As with statistics, graphs, and other visual representations of data, it's important to examine the content of a map closely. Subtle details, generalizations, and personal perspectives all impact the viewer's interpretation of what the map portrays.

In his book, How to Lie With Maps [i], geographer Mark Monmonier provides users with guidelines to help them read maps critically. Some of these tips, along with others from TOXMAP, are listed below.

  • Remember that not all maps are made by professional cartographers. Today's image and cartography software have made it possible for non-cartographers to create and design maps that may hide or obscure features that many users would expect to find.

  • Keep in mind that when portraying a three-dimensional world via a map, the geographic region that the map represents may in some ways be changed or distorted. For example, map symbols are often "thicker" or larger than the elements they depict.

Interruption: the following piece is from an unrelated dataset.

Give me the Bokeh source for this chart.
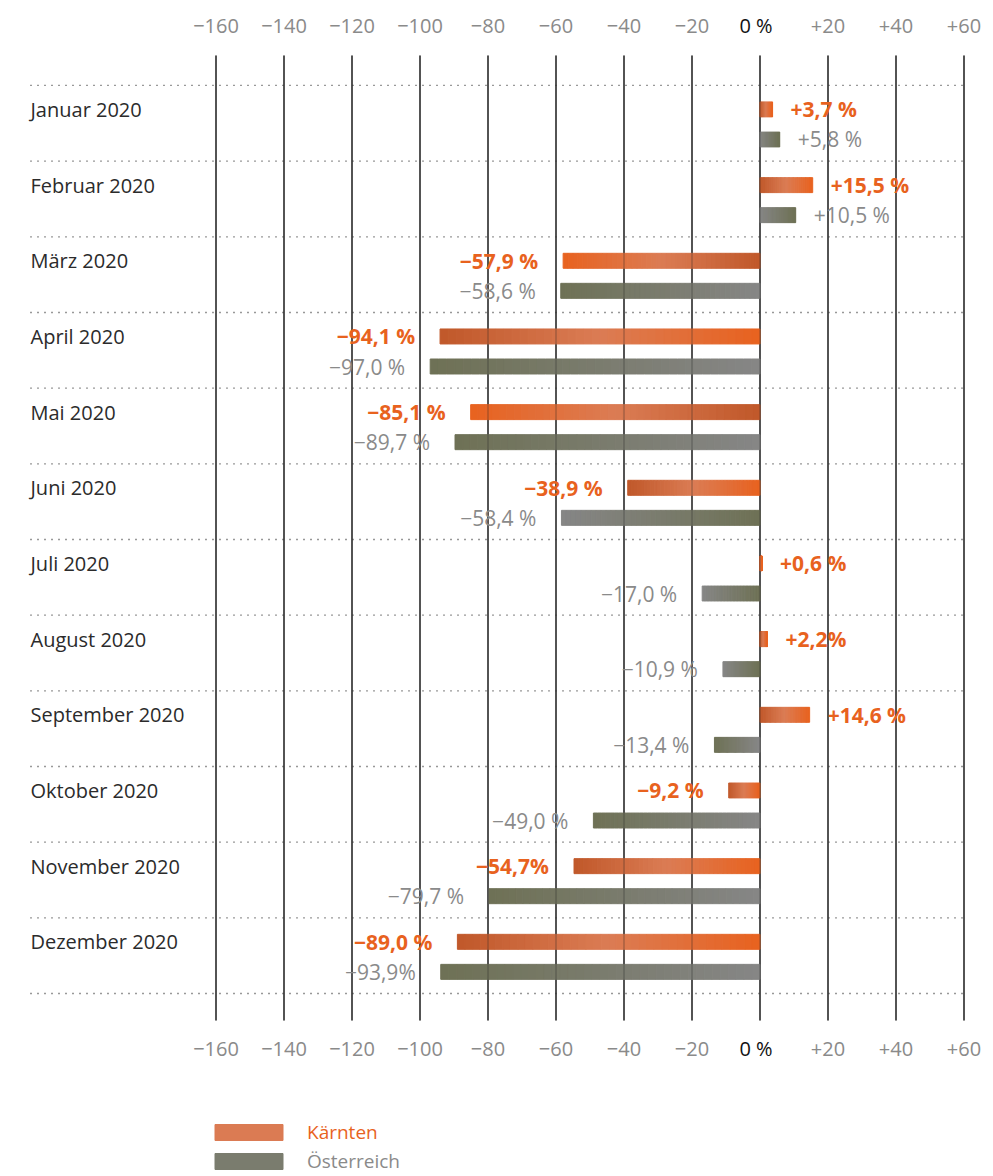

  • Don't forget that not all maps are designed to inform the user about a location or geographic region. While some maps are symbols for geographic knowledge, others are created just for "looks," with less or little attention to accuracy.

  • Pay close attention to the map legend and to the symbols used on the map. For maps that use color-coding to represent ranges of data values, note how the ranges are determined and how data are categorized within.

  • Learn as much as possible about the data depicted on the map. When was it created? Was it summarized or simplified in some way before being used?

  • Know that everything on a map can be considered "data" and deserves whatever attention is relevant to your work. For example, a map might use accurate data to represent large rivers and bodies of water, but have incomplete or out-of-date representations of streams, ponds, tributaries, and other small water features. While this map might be useful for the casual user, someone concerned with local flooding or wildlife would likely need better water resource data.

  • Think as much about what isn't shown on the map as what is. Are there geographic features such as mountain ranges that, if shown, would improve your understanding of the map?

  • There are many things to keep in mind when reading and interpreting a map. Don't be intimidated by the map and the information it conveys--maps can help you discover things that no other medium can. However, be sure to keep the guidelines above in mind.

    [i] Monmonier, Mark. How to Lie with Maps. 2nd edition. Chicago: University of Chicago Press, 1996.